Objective:
Going from the top of the data below, give again each line through the one containing "return 1 - y / H", both ends kept.

Source material:
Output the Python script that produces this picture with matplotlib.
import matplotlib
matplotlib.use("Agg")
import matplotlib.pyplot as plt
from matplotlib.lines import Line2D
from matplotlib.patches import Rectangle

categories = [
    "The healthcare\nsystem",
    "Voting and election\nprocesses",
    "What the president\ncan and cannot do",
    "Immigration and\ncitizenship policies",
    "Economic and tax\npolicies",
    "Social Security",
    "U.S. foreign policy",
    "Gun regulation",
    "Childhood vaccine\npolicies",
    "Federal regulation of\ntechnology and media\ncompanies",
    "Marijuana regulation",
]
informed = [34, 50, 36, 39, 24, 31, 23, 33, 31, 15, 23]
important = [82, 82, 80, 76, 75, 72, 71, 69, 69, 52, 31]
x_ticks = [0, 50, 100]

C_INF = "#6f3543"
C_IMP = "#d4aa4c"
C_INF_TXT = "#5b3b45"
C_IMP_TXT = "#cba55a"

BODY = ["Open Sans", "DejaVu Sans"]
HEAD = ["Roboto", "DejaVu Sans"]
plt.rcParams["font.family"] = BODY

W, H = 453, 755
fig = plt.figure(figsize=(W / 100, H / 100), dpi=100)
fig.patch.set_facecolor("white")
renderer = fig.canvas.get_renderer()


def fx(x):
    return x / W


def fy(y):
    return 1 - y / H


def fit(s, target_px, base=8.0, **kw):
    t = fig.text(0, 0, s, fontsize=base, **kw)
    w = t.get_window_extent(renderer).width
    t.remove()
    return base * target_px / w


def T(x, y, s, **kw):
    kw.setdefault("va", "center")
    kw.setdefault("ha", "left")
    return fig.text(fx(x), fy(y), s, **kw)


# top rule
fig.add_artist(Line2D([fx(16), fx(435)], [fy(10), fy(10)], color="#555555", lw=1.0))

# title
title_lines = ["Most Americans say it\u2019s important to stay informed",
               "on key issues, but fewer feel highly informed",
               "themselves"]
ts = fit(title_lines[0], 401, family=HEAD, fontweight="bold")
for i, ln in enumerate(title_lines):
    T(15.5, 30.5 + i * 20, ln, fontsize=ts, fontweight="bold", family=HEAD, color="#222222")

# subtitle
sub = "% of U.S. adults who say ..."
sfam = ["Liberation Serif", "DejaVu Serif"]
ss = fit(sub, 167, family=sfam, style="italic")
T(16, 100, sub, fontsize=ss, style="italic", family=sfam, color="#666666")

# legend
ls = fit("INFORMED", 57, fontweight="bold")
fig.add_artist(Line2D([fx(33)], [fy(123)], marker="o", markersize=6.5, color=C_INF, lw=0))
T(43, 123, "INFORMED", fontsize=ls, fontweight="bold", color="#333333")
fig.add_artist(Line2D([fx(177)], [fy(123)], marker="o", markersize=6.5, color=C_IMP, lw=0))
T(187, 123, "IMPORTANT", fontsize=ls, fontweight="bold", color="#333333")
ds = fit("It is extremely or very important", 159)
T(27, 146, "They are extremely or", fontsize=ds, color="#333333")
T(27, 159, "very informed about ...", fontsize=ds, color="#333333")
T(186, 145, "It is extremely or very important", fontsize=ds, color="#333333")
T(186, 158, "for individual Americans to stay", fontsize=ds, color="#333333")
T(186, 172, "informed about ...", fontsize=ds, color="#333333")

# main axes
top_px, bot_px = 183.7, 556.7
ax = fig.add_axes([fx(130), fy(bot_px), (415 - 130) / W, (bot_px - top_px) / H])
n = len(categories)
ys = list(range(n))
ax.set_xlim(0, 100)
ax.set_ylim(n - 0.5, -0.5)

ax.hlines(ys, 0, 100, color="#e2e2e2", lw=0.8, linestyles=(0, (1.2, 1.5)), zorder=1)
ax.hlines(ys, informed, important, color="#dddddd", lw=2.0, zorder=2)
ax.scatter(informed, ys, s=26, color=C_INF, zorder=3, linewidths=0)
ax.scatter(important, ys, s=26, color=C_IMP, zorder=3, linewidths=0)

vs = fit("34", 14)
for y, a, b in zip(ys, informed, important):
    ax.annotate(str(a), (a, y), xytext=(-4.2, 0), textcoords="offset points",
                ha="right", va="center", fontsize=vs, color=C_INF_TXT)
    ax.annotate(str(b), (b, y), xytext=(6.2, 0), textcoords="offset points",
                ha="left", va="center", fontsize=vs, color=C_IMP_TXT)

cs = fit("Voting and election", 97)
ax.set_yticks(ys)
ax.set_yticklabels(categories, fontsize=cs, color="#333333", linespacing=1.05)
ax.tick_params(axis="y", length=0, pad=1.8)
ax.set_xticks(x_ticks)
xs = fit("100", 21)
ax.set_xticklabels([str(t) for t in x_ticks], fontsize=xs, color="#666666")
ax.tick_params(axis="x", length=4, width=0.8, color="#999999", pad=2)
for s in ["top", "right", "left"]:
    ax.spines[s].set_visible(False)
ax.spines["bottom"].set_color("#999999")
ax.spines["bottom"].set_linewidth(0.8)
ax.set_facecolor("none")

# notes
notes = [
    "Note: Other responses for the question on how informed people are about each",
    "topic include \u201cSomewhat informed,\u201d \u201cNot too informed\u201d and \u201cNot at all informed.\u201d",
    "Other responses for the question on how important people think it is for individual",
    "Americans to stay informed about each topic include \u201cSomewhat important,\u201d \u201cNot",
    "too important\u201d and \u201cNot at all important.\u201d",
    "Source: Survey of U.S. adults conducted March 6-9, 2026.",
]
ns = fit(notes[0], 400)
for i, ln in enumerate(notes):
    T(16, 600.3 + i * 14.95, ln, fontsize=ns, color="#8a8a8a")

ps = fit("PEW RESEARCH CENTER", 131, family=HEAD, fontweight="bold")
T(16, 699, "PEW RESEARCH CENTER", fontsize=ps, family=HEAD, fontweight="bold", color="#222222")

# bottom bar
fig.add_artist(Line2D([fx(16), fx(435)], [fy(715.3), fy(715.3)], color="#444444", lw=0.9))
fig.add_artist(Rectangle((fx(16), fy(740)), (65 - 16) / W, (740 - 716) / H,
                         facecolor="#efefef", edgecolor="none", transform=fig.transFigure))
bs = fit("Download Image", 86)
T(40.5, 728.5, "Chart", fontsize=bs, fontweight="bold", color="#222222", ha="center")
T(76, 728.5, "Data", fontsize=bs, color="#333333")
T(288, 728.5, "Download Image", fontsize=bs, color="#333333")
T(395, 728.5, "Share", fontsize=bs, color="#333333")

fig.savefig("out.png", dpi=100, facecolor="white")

Full output:
Output the Python script that produces this picture with matplotlib.
import matplotlib
matplotlib.use("Agg")
import matplotlib.pyplot as plt
from matplotlib.lines import Line2D
from matplotlib.patches import Rectangle

categories = [
    "The healthcare\nsystem",
    "Voting and election\nprocesses",
    "What the president\ncan and cannot do",
    "Immigration and\ncitizenship policies",
    "Economic and tax\npolicies",
    "Social Security",
    "U.S. foreign policy",
    "Gun regulation",
    "Childhood vaccine\npolicies",
    "Federal regulation of\ntechnology and media\ncompanies",
    "Marijuana regulation",
]
informed = [34, 50, 36, 39, 24, 31, 23, 33, 31, 15, 23]
important = [82, 82, 80, 76, 75, 72, 71, 69, 69, 52, 31]
x_ticks = [0, 50, 100]

C_INF = "#6f3543"
C_IMP = "#d4aa4c"
C_INF_TXT = "#5b3b45"
C_IMP_TXT = "#cba55a"

BODY = ["Open Sans", "DejaVu Sans"]
HEAD = ["Roboto", "DejaVu Sans"]
plt.rcParams["font.family"] = BODY

W, H = 453, 755
fig = plt.figure(figsize=(W / 100, H / 100), dpi=100)
fig.patch.set_facecolor("white")
renderer = fig.canvas.get_renderer()


def fx(x):
    return x / W


def fy(y):
    return 1 - y / H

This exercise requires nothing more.